● What the exercise asks: Output every line of the material exactly, omitting images.

● Data provided:
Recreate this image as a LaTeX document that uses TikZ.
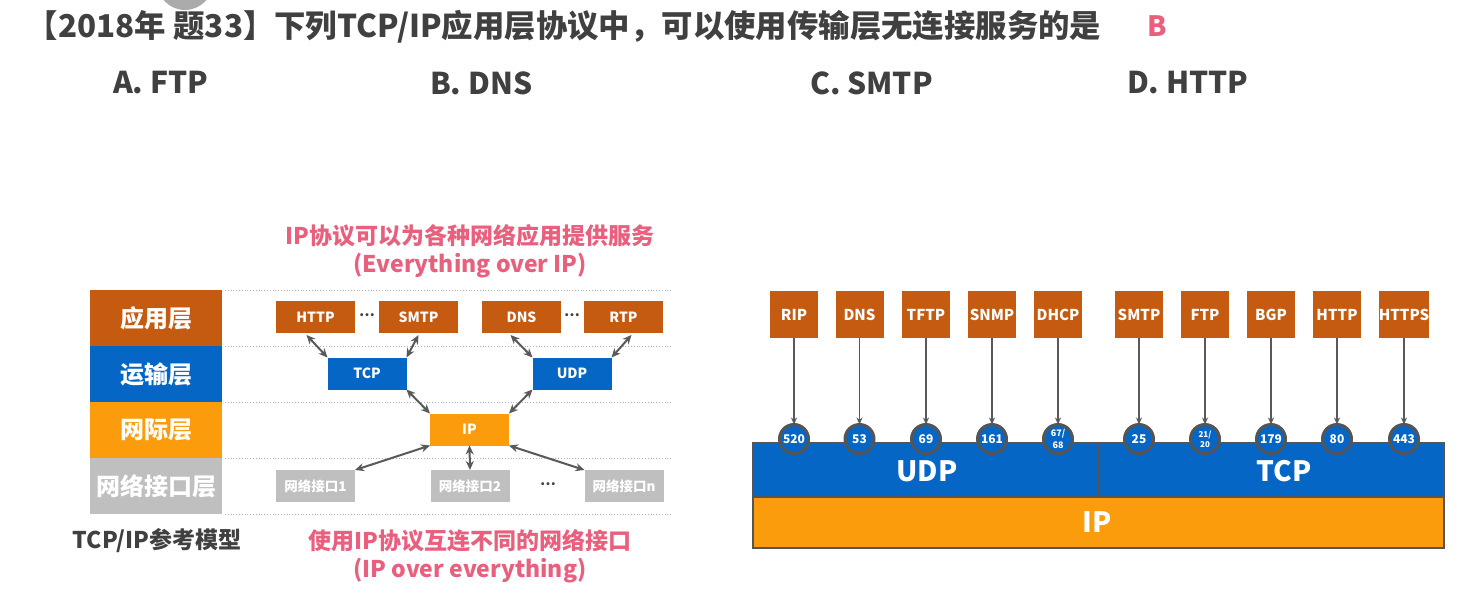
\documentclass[tikz,border=0pt]{standalone}
\usepackage{fontspec}
\setmainfont{Noto Sans CJK SC}
\usetikzlibrary{arrows.meta}
\definecolor{cbrown}{HTML}{C55A11}
\definecolor{cblue}{HTML}{0566C6}
\definecolor{corange}{HTML}{FA9C0C}
\definecolor{cgray}{HTML}{BFBFBF}
\definecolor{cpink}{HTML}{E9607E}
\definecolor{ctitle}{HTML}{404040}
\definecolor{cdark}{HTML}{595959}
\definecolor{cborder}{HTML}{555555}
\definecolor{cline}{HTML}{B5B5B5}
\definecolor{cblob}{HTML}{ABABAB}
\newcommand\setfs[1]{\fontsize{#1}{#1}\selectfont}
\begin{document}
\begin{tikzpicture}[x=1pt,y=-1pt,
  every node/.style={inner sep=0pt, outer sep=0pt},
  layerbox/.style={minimum width=132pt, minimum height=56pt, text=white, font=\bfseries\setfs{24}},
  cell/.style={minimum width=79pt, minimum height=32pt, text=white, font=\bfseries\setfs{14}},
  dual/.style={{Stealth[length=9pt,width=8pt]}-{Stealth[length=9pt,width=8pt]}, line width=2pt, draw=cdark},
  proto/.style={fill=cbrown, minimum width=48pt, minimum height=47pt, text=white, font=\bfseries\setfs{15}},
  port/.style={circle, fill=cblue, draw=cborder, line width=3pt, minimum size=29pt, text=white, font=\bfseries\setfs{12}},
  down/.style={-{Stealth[length=7pt,width=6pt]}, line width=1.5pt, draw=cdark},
  pinktext/.style={text=cpink, font=\bfseries\setfs{23}},
  dotline/.style={draw=cline, dotted, line width=0.8pt},
  ellip/.style={text=ctitle, font=\bfseries\setfs{14}},
  option/.style={anchor=west, text=ctitle, font=\bfseries\setfs{30}},
  bar/.style={draw=cborder, line width=1.6pt}
]
\useasboundingbox (0,0) rectangle (1476,595);
\fill[white] (0,0) rectangle (1476,595);
\fill[cblob] (185,-18) circle[radius=28pt];

% title and options
\node[anchor=west, text=ctitle, font=\bfseries\setfs{31.4}] (title) at (27,27) {【2018年 题33】下列TCP/IP应用层协议中，可以使用传输层无连接服务的是};
\node[text=cpink, font=\bfseries\setfs{28}] (ans) at (1157,26) {B};
\node[option] (oa) at (113,83) {A. FTP};
\node[option] (ob) at (430,83) {B. DNS};
\node[option] (oc) at (810,83) {C. SMTP};
\node[option] (od) at (1127,83) {D. HTTP};

% left diagram
\node[pinktext] (t1) at (470,236) {IP协议可以为各种网络应用提供服务};
\node[pinktext] (t2) at (470,266) {(Everything over IP)};

\node[layerbox, fill=cbrown] (lapp) at (156,318) {应用层};
\node[layerbox, fill=cblue] (ltr) at (156,374) {运输层};
\node[layerbox, fill=corange] (lnet) at (156,430) {网际层};
\node[layerbox, fill=cgray] (llink) at (156,486) {网络接口层};

\draw[dotline] ([xshift=3pt]lapp.north east) -- ++(447,0);
\draw[dotline] ([xshift=3pt]ltr.north east) -- ++(447,0);
\draw[dotline] ([xshift=3pt]lnet.north east) -- ++(447,0);
\draw[dotline] ([xshift=3pt]llink.north east) -- ++(447,0);
\draw[dotline] ([xshift=3pt]llink.south east) -- ++(447,0);

\node[cell, fill=cbrown] (http) at (315.5,317) {HTTP};
\node[ellip] (d1) at (367,315) {…};
\node[cell, fill=cbrown] (smtp) at (418.5,317) {SMTP};
\node[cell, fill=cbrown] (dns) at (521.5,317) {DNS};
\node[ellip] (d2) at (572,315) {…};
\node[cell, fill=cbrown] (rtp) at (623.5,317) {RTP};
\node[cell, fill=cblue] (tcp) at (367,373.5) {TCP};
\node[cell, fill=cblue] (udp) at (572,373.5) {UDP};
\node[cell, fill=corange] (ip) at (469.5,429.5) {IP};
\node[cell, fill=cgray, font=\bfseries\setfs{13.5}] (if1) at (315.5,486) {网络接口1};
\node[cell, fill=cgray, font=\bfseries\setfs{13.5}] (if2) at (470,486) {网络接口2};
\node[ellip] (d3) at (548,484) {…};
\node[cell, fill=cgray, font=\bfseries\setfs{13.5}] (ifn) at (624,486) {网络接口n};

\draw[dual] ([xshift=-9pt,yshift=-2pt]http.south) -- (tcp.north west);
\draw[dual] ([yshift=-2pt]smtp.south) -- (tcp.north east);
\draw[dual] ([xshift=-11pt,yshift=-2pt]dns.south) -- (udp.north west);
\draw[dual] ([xshift=8pt,yshift=-2pt]rtp.south) -- (udp.north east);
\draw[dual] (tcp.south east) -- (ip.north west);
\draw[dual] (udp.south west) -- (ip.north east);
\draw[dual] (ip.south west) -- (if1.north east);
\draw[dual] (ip.south) -- (if2.north);
\draw[dual] (ip.south east) -- (ifn.north west);

\node[text=ctitle, font=\bfseries\setfs{23}] (cap) at (157,541) {TCP/IP参考模型};
\node[pinktext] (t3) at (470,541) {使用IP协议互连不同的网络接口};
\node[pinktext] (t4) at (470,571) {(IP over everything)};

% right diagram
\node[bar, fill=cblue, minimum width=345pt, minimum height=54pt] (udpbar) at (925.5,470) {};
\node[bar, fill=cblue, minimum width=346pt, minimum height=54pt] (tcpbar) at (1271,470) {};
\node[bar, fill=corange, minimum width=691pt, minimum height=51pt] (ipbar) at (1098.5,522.5) {};
\node[text=white, font=\bfseries\setfs{28}] (udpt) at (927,471) {UDP};
\node[text=white, font=\bfseries\setfs{28}] (tcpt) at (1284,471) {TCP};
\node[text=white, font=\bfseries\setfs{28}] (ipt) at (1097,522) {IP};

\foreach \i/\x/\p/\n in {1/794/RIP/520, 2/859.5/DNS/53, 3/926/TFTP/69, 4/992/SNMP/161,
   5/1058/DHCP/{\setfs{9}\shortstack{67/\\68}}, 6/1139/SMTP/25,
   7/1205/FTP/{\setfs{8}\shortstack{21/\\20}}, 8/1271/BGP/179, 9/1337/HTTP/80, 10/1404/HTTPS/443} {
  \node[proto] (p\i) at (\x,314.5) {\p};
  \node[port] (c\i) at (\x,439) {\n};
  \draw[down] (p\i.south) -- (c\i.north);
}
\end{tikzpicture}
\end{document}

● Result:
Recreate this image as a LaTeX document that uses TikZ.
\documentclass[tikz,border=0pt]{standalone}
\usepackage{fontspec}
\setmainfont{Noto Sans CJK SC}
\usetikzlibrary{arrows.meta}
\definecolor{cbrown}{HTML}{C55A11}
\definecolor{cblue}{HTML}{0566C6}
\definecolor{corange}{HTML}{FA9C0C}
\definecolor{cgray}{HTML}{BFBFBF}
\definecolor{cpink}{HTML}{E9607E}
\definecolor{ctitle}{HTML}{404040}
\definecolor{cdark}{HTML}{595959}
\definecolor{cborder}{HTML}{555555}
\definecolor{cline}{HTML}{B5B5B5}
\definecolor{cblob}{HTML}{ABABAB}
\newcommand\setfs[1]{\fontsize{#1}{#1}\selectfont}
\begin{document}
\begin{tikzpicture}[x=1pt,y=-1pt,
  every node/.style={inner sep=0pt, outer sep=0pt},
  layerbox/.style={minimum width=132pt, minimum height=56pt, text=white, font=\bfseries\setfs{24}},
  cell/.style={minimum width=79pt, minimum height=32pt, text=white, font=\bfseries\setfs{14}},
  dual/.style={{Stealth[length=9pt,width=8pt]}-{Stealth[length=9pt,width=8pt]}, line width=2pt, draw=cdark},
  proto/.style={fill=cbrown, minimum width=48pt, minimum height=47pt, text=white, font=\bfseries\setfs{15}},
  port/.style={circle, fill=cblue, draw=cborder, line width=3pt, minimum size=29pt, text=white, font=\bfseries\setfs{12}},
  down/.style={-{Stealth[length=7pt,width=6pt]}, line width=1.5pt, draw=cdark},
  pinktext/.style={text=cpink, font=\bfseries\setfs{23}},
  dotline/.style={draw=cline, dotted, line width=0.8pt},
  ellip/.style={text=ctitle, font=\bfseries\setfs{14}},
  option/.style={anchor=west, text=ctitle, font=\bfseries\setfs{30}},
  bar/.style={draw=cborder, line width=1.6pt}
]
\useasboundingbox (0,0) rectangle (1476,595);
\fill[white] (0,0) rectangle (1476,595);
\fill[cblob] (185,-18) circle[radius=28pt];

% title and options
\node[anchor=west, text=ctitle, font=\bfseries\setfs{31.4}] (title) at (27,27) {【2018年 题33】下列TCP/IP应用层协议中，可以使用传输层无连接服务的是};
\node[text=cpink, font=\bfseries\setfs{28}] (ans) at (1157,26) {B};
\node[option] (oa) at (113,83) {A. FTP};
\node[option] (ob) at (430,83) {B. DNS};
\node[option] (oc) at (810,83) {C. SMTP};
\node[option] (od) at (1127,83) {D. HTTP};

% left diagram
\node[pinktext] (t1) at (470,236) {IP协议可以为各种网络应用提供服务};
\node[pinktext] (t2) at (470,266) {(Everything over IP)};

\node[layerbox, fill=cbrown] (lapp) at (156,318) {应用层};
\node[layerbox, fill=cblue] (ltr) at (156,374) {运输层};
\node[layerbox, fill=corange] (lnet) at (156,430) {网际层};
\node[layerbox, fill=cgray] (llink) at (156,486) {网络接口层};

\draw[dotline] ([xshift=3pt]lapp.north east) -- ++(447,0);
\draw[dotline] ([xshift=3pt]ltr.north east) -- ++(447,0);
\draw[dotline] ([xshift=3pt]lnet.north east) -- ++(447,0);
\draw[dotline] ([xshift=3pt]llink.north east) -- ++(447,0);
\draw[dotline] ([xshift=3pt]llink.south east) -- ++(447,0);

\node[cell, fill=cbrown] (http) at (315.5,317) {HTTP};
\node[ellip] (d1) at (367,315) {…};
\node[cell, fill=cbrown] (smtp) at (418.5,317) {SMTP};
\node[cell, fill=cbrown] (dns) at (521.5,317) {DNS};
\node[ellip] (d2) at (572,315) {…};
\node[cell, fill=cbrown] (rtp) at (623.5,317) {RTP};
\node[cell, fill=cblue] (tcp) at (367,373.5) {TCP};
\node[cell, fill=cblue] (udp) at (572,373.5) {UDP};
\node[cell, fill=corange] (ip) at (469.5,429.5) {IP};
\node[cell, fill=cgray, font=\bfseries\setfs{13.5}] (if1) at (315.5,486) {网络接口1};
\node[cell, fill=cgray, font=\bfseries\setfs{13.5}] (if2) at (470,486) {网络接口2};
\node[ellip] (d3) at (548,484) {…};
\node[cell, fill=cgray, font=\bfseries\setfs{13.5}] (ifn) at (624,486) {网络接口n};

\draw[dual] ([xshift=-9pt,yshift=-2pt]http.south) -- (tcp.north west);
\draw[dual] ([yshift=-2pt]smtp.south) -- (tcp.north east);
\draw[dual] ([xshift=-11pt,yshift=-2pt]dns.south) -- (udp.north west);
\draw[dual] ([xshift=8pt,yshift=-2pt]rtp.south) -- (udp.north east);
\draw[dual] (tcp.south east) -- (ip.north west);
\draw[dual] (udp.south west) -- (ip.north east);
\draw[dual] (ip.south west) -- (if1.north east);
\draw[dual] (ip.south) -- (if2.north);
\draw[dual] (ip.south east) -- (ifn.north west);

\node[text=ctitle, font=\bfseries\setfs{23}] (cap) at (157,541) {TCP/IP参考模型};
\node[pinktext] (t3) at (470,541) {使用IP协议互连不同的网络接口};
\node[pinktext] (t4) at (470,571) {(IP over everything)};

% right diagram
\node[bar, fill=cblue, minimum width=345pt, minimum height=54pt] (udpbar) at (925.5,470) {};
\node[bar, fill=cblue, minimum width=346pt, minimum height=54pt] (tcpbar) at (1271,470) {};
\node[bar, fill=corange, minimum width=691pt, minimum height=51pt] (ipbar) at (1098.5,522.5) {};
\node[text=white, font=\bfseries\setfs{28}] (udpt) at (927,471) {UDP};
\node[text=white, font=\bfseries\setfs{28}] (tcpt) at (1284,471) {TCP};
\node[text=white, font=\bfseries\setfs{28}] (ipt) at (1097,522) {IP};

\foreach \i/\x/\p/\n in {1/794/RIP/520, 2/859.5/DNS/53, 3/926/TFTP/69, 4/992/SNMP/161,
   5/1058/DHCP/{\setfs{9}\shortstack{67/\\68}}, 6/1139/SMTP/25,
   7/1205/FTP/{\setfs{8}\shortstack{21/\\20}}, 8/1271/BGP/179, 9/1337/HTTP/80, 10/1404/HTTPS/443} {
  \node[proto] (p\i) at (\x,314.5) {\p};
  \node[port] (c\i) at (\x,439) {\n};
  \draw[down] (p\i.south) -- (c\i.north);
}
\end{tikzpicture}
\end{document}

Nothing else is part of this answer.